The Society has never received any financial support from the city, but has depended entirely upon private benevolence. Ample means have always been at its disposal. Last year it sheltered, fed, and clothed 1,697 children in its rooms. Most of them were the victims of drunken parents. With the Society they found safe shelter. “Sometimes,” Superintendent Jenkins says, “the children cry when they are brought here. They always cry when they go away.”
“Lastly,” so ran the old Quaker merchant’s address in his first annual report, “this Society, so far from interfering with the numerous societies and institutions already existing, is intended to aid them in their noble work. It proposes to labor in the interest of no one religious denomination, and to keep entirely free from political influences of every kind. Its duties toward the children whom it may rescue will be discharged when the future custody of them is decided by the courts of justice.” Before the faithful adherence to that plan all factious or sectarian opposition that impedes and obstructs so many other charities has fallen away entirely.
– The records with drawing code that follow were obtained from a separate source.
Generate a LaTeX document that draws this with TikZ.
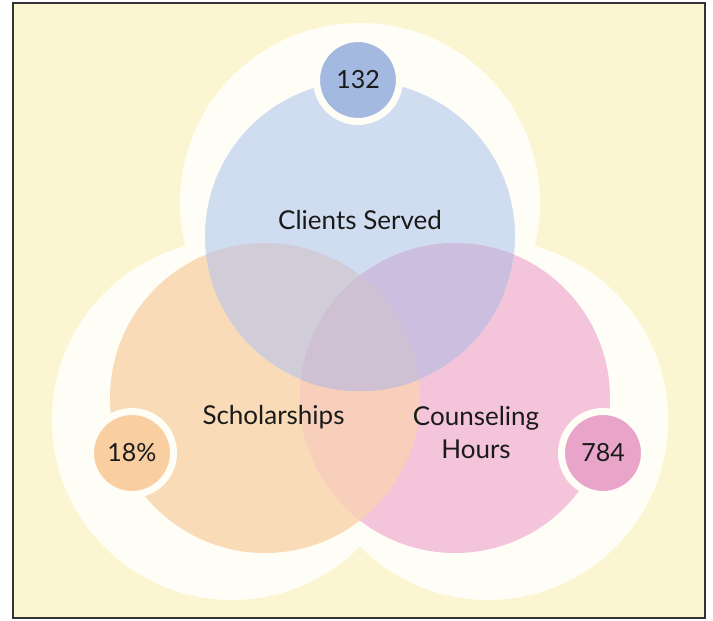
\documentclass[tikz,border=0pt]{standalone}
\usepackage{fontspec}
\setmainfont{Lato}
\definecolor{bgy}{HTML}{FBF5D1}
\definecolor{halo}{HTML}{FEFDF6}
\definecolor{cblue}{HTML}{D0DCEF}
\definecolor{corange}{HTML}{FADBB8}
\definecolor{cpink}{HTML}{F4C4DB}
\definecolor{cob}{HTML}{D0CCD8}
\definecolor{cpb}{HTML}{CCBEDE}
\definecolor{cop}{HTML}{F8CFBA}
\definecolor{cobp}{HTML}{CFC0D3}
\definecolor{dblue}{HTML}{A4B9E0}
\definecolor{dorange}{HTML}{F9CFA2}
\definecolor{dpink}{HTML}{E9A4C9}
\definecolor{framec}{HTML}{333333}
\definecolor{ink}{HTML}{1A1A1A}
\begin{document}
\begin{tikzpicture}[x=1pt,y=-1pt,
  lbl/.style={font=\fontsize{26}{33}\selectfont, text=ink, inner sep=0pt},
  badge/.style={circle, minimum size=83pt, inner sep=0pt, draw=halo, line width=7pt,
    font=\fontsize{25}{28}\selectfont, text=ink}]
\useasboundingbox (0,0) rectangle (713,621);
\fill[white] (0,0) rectangle (713,621);
\fill[bgy] (13,3) rectangle (705,618);
% halos
\fill[halo] (360,203) circle (180pt);
\fill[halo] (232,420) circle (180pt);
\fill[halo] (488,420) circle (180pt);
% main circles
\coordinate (cB) at (360,236);
\coordinate (cO) at (265,398);
\coordinate (cP) at (455,398);
\fill[corange] (cO) circle (155pt);
\fill[cpink] (cP) circle (155pt);
\fill[cblue] (cB) circle (155pt);
\begin{scope}
  \clip (cO) circle (155pt);
  \fill[cop] (cP) circle (155pt);
  \fill[cob] (cB) circle (155pt);
  \clip (cP) circle (155pt);
  \fill[cobp] (cB) circle (155pt);
\end{scope}
\begin{scope}
  \clip (cP) circle (155pt);
  \clip (cB) circle (155pt);
  \fill[cpb] (cB) circle (155pt);
  \clip (cO) circle (155pt);
  \fill[cobp] (cB) circle (155pt);
\end{scope}
% badges
\node[badge, fill=dblue] (n132) at (358,80) {132};
\node[badge, fill=dorange] (n18) at (132,453) {18\%};
\node[badge, fill=dpink] (n784) at (603,453) {784};
% labels
\node[lbl, anchor=base] (lcs) at (360,229) {Clients Served};
\node[lbl, anchor=base] (lsch) at (273.5,424) {Scholarships};
\node[lbl, anchor=base, align=center] (lch) at (476,458) {Counseling\\Hours};
% frame
\draw[framec, line width=2pt] (13,3) rectangle (705,618);
\end{tikzpicture}
\end{document}
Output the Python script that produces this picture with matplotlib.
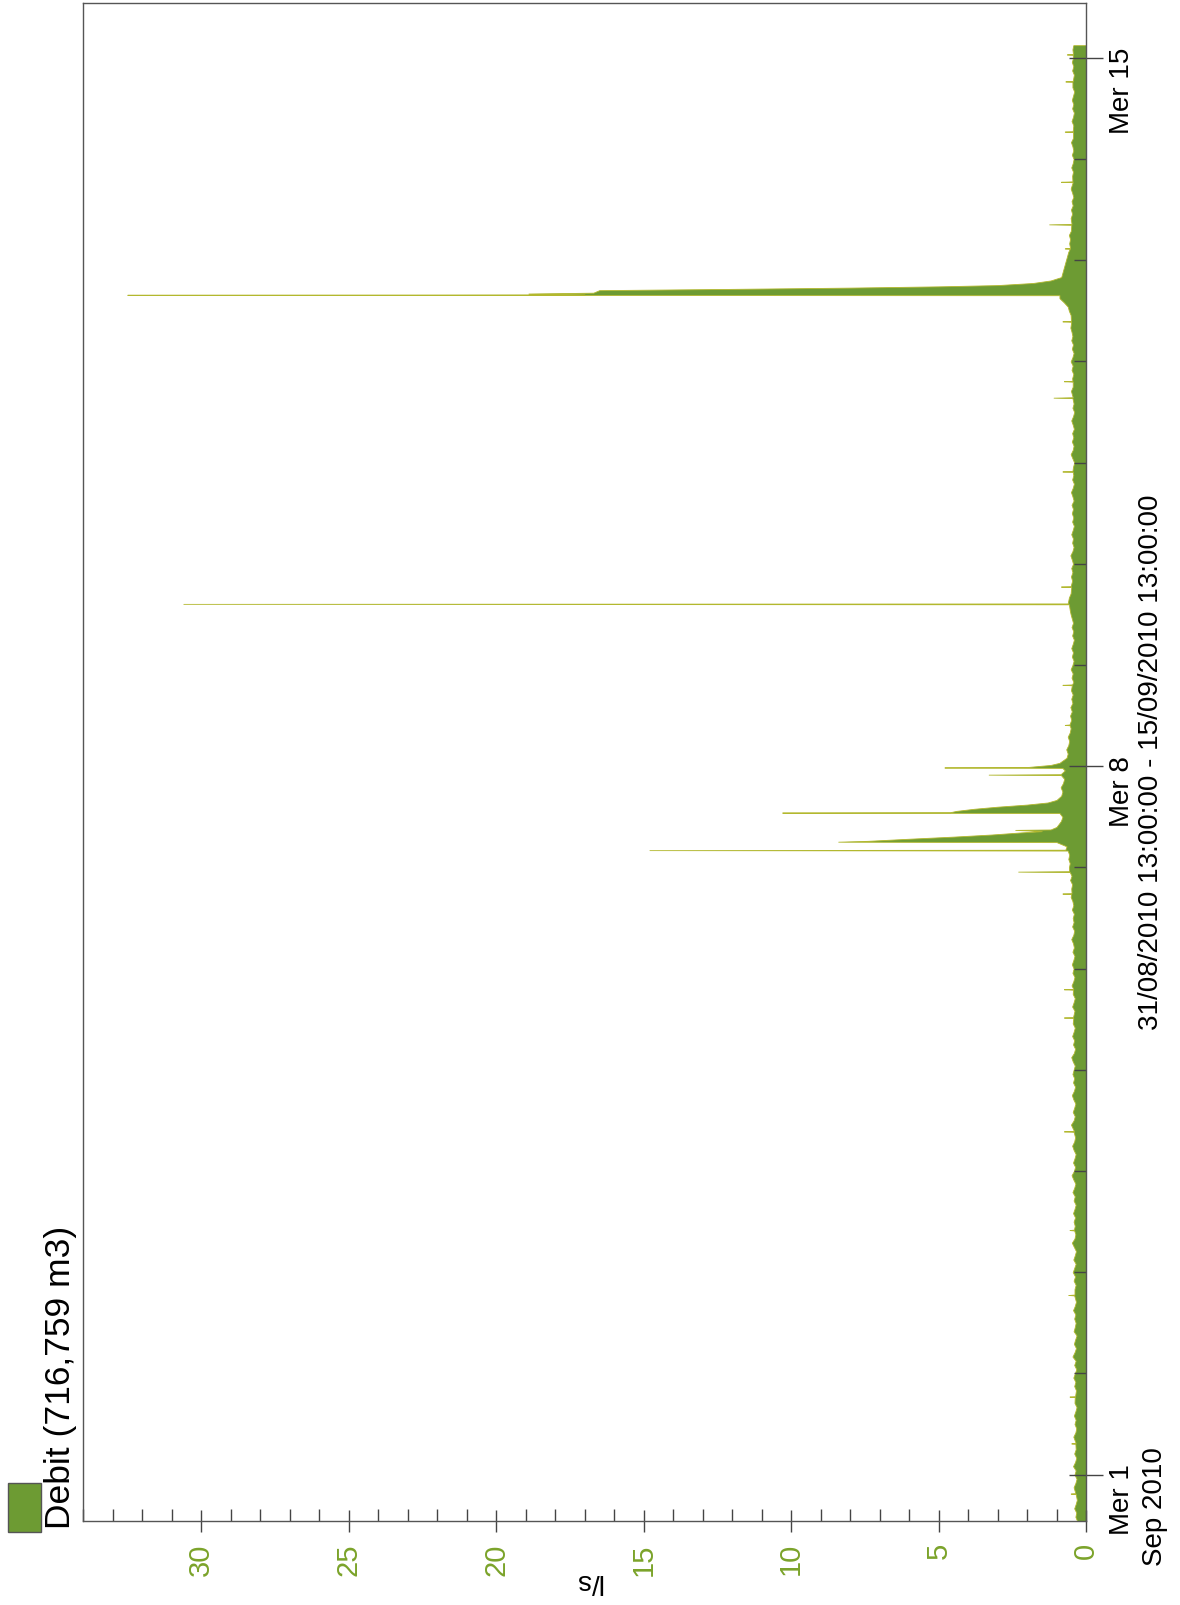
import numpy as np
import pandas as pd
import matplotlib
matplotlib.use('Agg')
import matplotlib.pyplot as plt
import matplotlib.dates as mdates
from matplotlib.ticker import MultipleLocator
from matplotlib.patches import Rectangle

plt.rcParams['font.family'] = ['Liberation Sans', 'DejaVu Sans']

# time range of the record
start = pd.Timestamp('2010-08-31 13:00')
end = pd.Timestamp('2010-09-15 13:00')

# base flow (l/s), one reading per hour from the start (one row ~ one day)
base_step_h = 1
base_values = [
    0.30, 0.36, 0.33, 0.40, 0.35, 0.31, 0.38, 0.34, 0.42, 0.36, 0.32, 0.39,
    0.35, 0.44, 0.37, 0.33, 0.40, 0.35, 0.31, 0.38, 0.43, 0.36, 0.33, 0.39,
    0.35, 0.41, 0.36, 0.32, 0.39, 0.45, 0.37, 0.34, 0.40, 0.36, 0.43, 0.38,
    0.33, 0.40, 0.35, 0.46, 0.39, 0.34, 0.41, 0.37, 0.32, 0.42, 0.38, 0.35,
    0.40, 0.36, 0.44, 0.38, 0.34, 0.41, 0.47, 0.39, 0.35, 0.42, 0.37, 0.45,
    0.40, 0.35, 0.43, 0.38, 0.34, 0.41, 0.48, 0.39, 0.36, 0.43, 0.38, 0.42,
    0.37, 0.44, 0.39, 0.35, 0.42, 0.38, 0.46, 0.40, 0.36, 0.43, 0.49, 0.41,
    0.37, 0.44, 0.39, 0.35, 0.42, 0.47, 0.40, 0.37, 0.44, 0.39, 0.51, 0.42,
    0.38, 0.45, 0.40, 0.36, 0.43, 0.48, 0.41, 0.37, 0.44, 0.40, 0.46, 0.42,
    0.38, 0.45, 0.50, 0.41, 0.37, 0.44, 0.40, 0.47, 0.42, 0.38, 0.45, 0.41,
    0.44, 0.39, 0.47, 0.42, 0.38, 0.45, 0.41, 0.49, 0.43, 0.39, 0.46, 0.42,
    0.48, 0.43, 0.39, 0.46, 0.41, 0.44, 0.50, 0.43, 0.40, 0.47, 0.42, 0.45,
    0.41, 0.48, 0.43, 0.46, 0.52, 0.45, 0.50, 0.47, 0.54, 0.49, 0.52, 0.58,
    0.55, 0.60, 0.57, 0.63, 0.66, 0.70, 0.68, 0.74, 0.78, 0.82, 0.85, 0.80,
    0.88, 0.92, 0.86, 0.90, 0.84, 0.80, 0.86, 0.78, 0.74, 0.79, 0.72, 0.68,
    0.73, 0.66, 0.62, 0.67, 0.60, 0.57, 0.62, 0.55, 0.52, 0.57, 0.50, 0.54,
    0.48, 0.53, 0.46, 0.50, 0.45, 0.51, 0.47, 0.43, 0.49, 0.45, 0.52, 0.46,
    0.42, 0.48, 0.44, 0.50, 0.45, 0.41, 0.47, 0.43, 0.49, 0.44, 0.48, 0.52,
    0.55, 0.60, 0.54, 0.58, 0.52, 0.49, 0.54, 0.47, 0.51, 0.46, 0.50, 0.44,
    0.48, 0.53, 0.46, 0.42, 0.47, 0.44, 0.50, 0.45, 0.41, 0.47, 0.43, 0.48,
    0.44, 0.49, 0.42, 0.46, 0.51, 0.45, 0.41, 0.47, 0.43, 0.49, 0.44, 0.40,
    0.46, 0.52, 0.45, 0.42, 0.48, 0.43, 0.47, 0.41, 0.45, 0.50, 0.44, 0.40,
    0.46, 0.42, 0.48, 0.44, 0.51, 0.45, 0.41, 0.47, 0.43, 0.49, 0.45, 0.52,
    0.46, 0.42, 0.48, 0.44, 0.50, 0.46, 0.49, 0.53, 0.50, 0.56, 0.52, 0.58,
    0.62, 0.75, 0.90, 0.98, 0.95, 0.88, 0.92, 0.84, 0.80, 0.76, 0.72, 0.68,
    0.64, 0.60, 0.63, 0.57, 0.54, 0.58, 0.51, 0.55, 0.49, 0.52, 0.47, 0.51,
    0.45, 0.49, 0.43, 0.47, 0.52, 0.45, 0.41, 0.47, 0.44, 0.50, 0.45, 0.42,
    0.48, 0.43, 0.46, 0.51, 0.44, 0.40, 0.46, 0.43, 0.49, 0.44, 0.41, 0.47,
    0.43, 0.48, 0.44, 0.40, 0.46, 0.50, 0.44, 0.41, 0.47, 0.43, 0.48, 0.44,
    0.42, 0.46, 0.43,
]

# storm peaks and small spikes: hours after start, flow (l/s)
event_hours = [
    6.4, 6.5, 6.6, 18.3, 18.4, 18.5, 29.4, 29.5, 29.6, 53.5, 53.6, 53.7,
    68.9, 69.0, 69.1, 92.3, 92.4, 92.5, 119.3, 119.4, 119.5,
    126.0, 126.1, 126.2, 148.7, 148.8, 148.9,
    153.9, 154.0, 154.1,
    159.0, 159.1, 159.2,
    161.0, 161.1, 161.3, 161.8, 162.3, 162.8, 163.3, 163.6, 163.9, 164.0, 164.6,
    167.9, 168.0, 168.1, 168.4, 168.9, 169.4, 169.9, 170.4, 171.0,
    176.9, 177.0, 177.1,
    178.6, 178.7, 178.8, 179.3, 179.8,
    188.7, 188.8, 188.9, 198.2, 198.3, 198.4,
    217.4, 217.5, 217.6,
    221.5, 221.6, 221.7, 248.8, 248.9, 249.0, 266.3, 266.4, 266.5,
    270.2, 270.3, 270.4, 284.4, 284.5, 284.6,
    290.7, 290.8, 290.9, 291.1, 291.3, 291.9, 292.2, 292.5, 292.8, 293.1, 293.6, 294.2,
    301.7, 301.8, 301.9, 307.4, 307.5, 307.6, 317.5, 317.6, 317.7,
    329.4, 329.5, 329.6, 341.3, 341.4, 341.5, 347.7, 347.8, 347.9,
]
event_values = [
    0.35, 0.52, 0.36, 0.36, 0.50, 0.35, 0.38, 0.56, 0.37, 0.40, 0.60, 0.39,
    0.40, 0.56, 0.41, 0.42, 0.75, 0.41, 0.43, 0.75, 0.44,
    0.44, 0.75, 0.43, 0.50, 0.80, 0.49,
    0.55, 2.3, 0.57,
    0.62, 14.8, 0.70,
    1.0, 8.4, 7.4, 6.0, 4.5, 3.2, 2.2, 1.5, 2.4, 1.2, 1.0,
    0.90, 10.3, 4.6, 4.4, 3.8, 3.0, 2.0, 1.3, 1.0,
    0.85, 3.3, 0.86,
    0.80, 4.8, 2.0, 1.2, 0.90,
    0.55, 0.72, 0.56, 0.48, 0.80, 0.47,
    0.58, 30.6, 0.62,
    0.50, 0.85, 0.52, 0.45, 0.80, 0.46, 0.46, 1.1, 0.45,
    0.45, 0.75, 0.46, 0.50, 0.80, 0.51,
    0.90, 32.5, 17.0, 18.9, 16.7, 16.5, 12.0, 8.0, 5.0, 3.0, 1.8, 1.2,
    0.55, 0.72, 0.54, 0.50, 1.25, 0.49, 0.45, 0.85, 0.46,
    0.44, 0.72, 0.45, 0.46, 0.70, 0.45, 0.45, 0.65, 0.44,
]

value_ticks = [0, 5, 10, 15, 20, 25, 30]
date_ticks = ['2010-09-01', '2010-09-08', '2010-09-15']
date_labels = ['Mer 1', 'Mer 8', 'Mer 15']
month_label = 'Sep 2010'
range_label = '31/08/2010 13:00:00 - 15/09/2010 13:00:00'
unit_label = 'l/s'
legend_label = 'Debit (716,759 m3)'

fill_color = '#6d9b33'
edge_color = '#b3b82e'
tick_green = '#7ba32a'
W, H = 1180, 1605

# merge base flow and events, dropping base readings that fall inside an event
base_hours = np.arange(len(base_values)) * base_step_h
ev_h = np.array(event_hours)
keep = np.array([np.min(np.abs(ev_h - h)) > 0.5 for h in base_hours])
hours = np.concatenate([base_hours[keep], ev_h])
vals = np.concatenate([np.array(base_values)[keep], np.array(event_values)])
order = np.argsort(hours)
times = (start + pd.to_timedelta(hours[order], unit='h')).to_pydatetime()
vals = vals[order]

fig = plt.figure(figsize=(W / 100, H / 100), dpi=100)
ax = fig.add_axes([83 / W, 1 - 1521 / H, (1086 - 83) / W, 1518 / H])

ax.fill_betweenx(times, 0, vals, facecolor=fill_color, edgecolor=edge_color,
                 linewidth=0.6)

ax.set_xlim(34, 0)
ax.set_ylim(start.to_pydatetime(), end.to_pydatetime())

for s in ax.spines.values():
    s.set_color('#555555')
    s.set_linewidth(1.0)

# value axis (bottom)
ax.set_xticks(value_ticks)
ax.xaxis.set_minor_locator(MultipleLocator(1))
ax.tick_params(axis='x', which='major', direction='inout', length=16, width=1,
               color='#444444', labelrotation=90, labelsize=21,
               labelcolor=tick_green, pad=8)
ax.tick_params(axis='x', which='minor', direction='in', length=9, width=1,
               color='#444444')

# time axis (right)
ax.yaxis.tick_right()
ax.set_yticks(pd.to_datetime(date_ticks).to_pydatetime())
ax.set_yticklabels(date_labels)
ax.yaxis.set_minor_locator(mdates.DayLocator())
ax.tick_params(axis='y', which='major', direction='inout', length=25, width=1,
               color='#444444', labelrotation=90, labelsize=20, pad=4)
ax.tick_params(axis='y', which='minor', direction='in', length=9, width=1,
               color='#444444')
ax.tick_params(axis='y', which='both', left=False, labelleft=False)

fig.text(1155 / W, 1 - 1507 / H, month_label, rotation=90, ha='center',
         va='center', fontsize=20)
fig.text(1151 / W, 1 - 762 / H, range_label, rotation=90, ha='center',
         va='center', fontsize=20)
fig.text(588 / W, 1 - 1581 / H, unit_label, rotation=180, ha='center',
         va='center', fontsize=20)

# legend swatch and label
fig.add_artist(Rectangle((8 / W, 1 - 1532 / H), 33 / W, 49 / H,
                         transform=fig.transFigure, facecolor=fill_color,
                         edgecolor='#555555', linewidth=1))
fig.text(61 / W, 1 - 1529 / H, legend_label, rotation=90, ha='center',
         va='bottom', fontsize=25.5)

fig.savefig('out.png', dpi=100)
Humanity is the religion of the Children’s Society. In its Board of Directors are men of all nationalities and of every creed. Its fundamental doctrine is that every rescued child must be given finally into the keeping of those of its own faith who will carry on the work begun in its rescue. Beyond that point the Society does not go. It has once refused the gift of a sea-side home lest it become a rival in a field where it would render only friendly counsel and aid.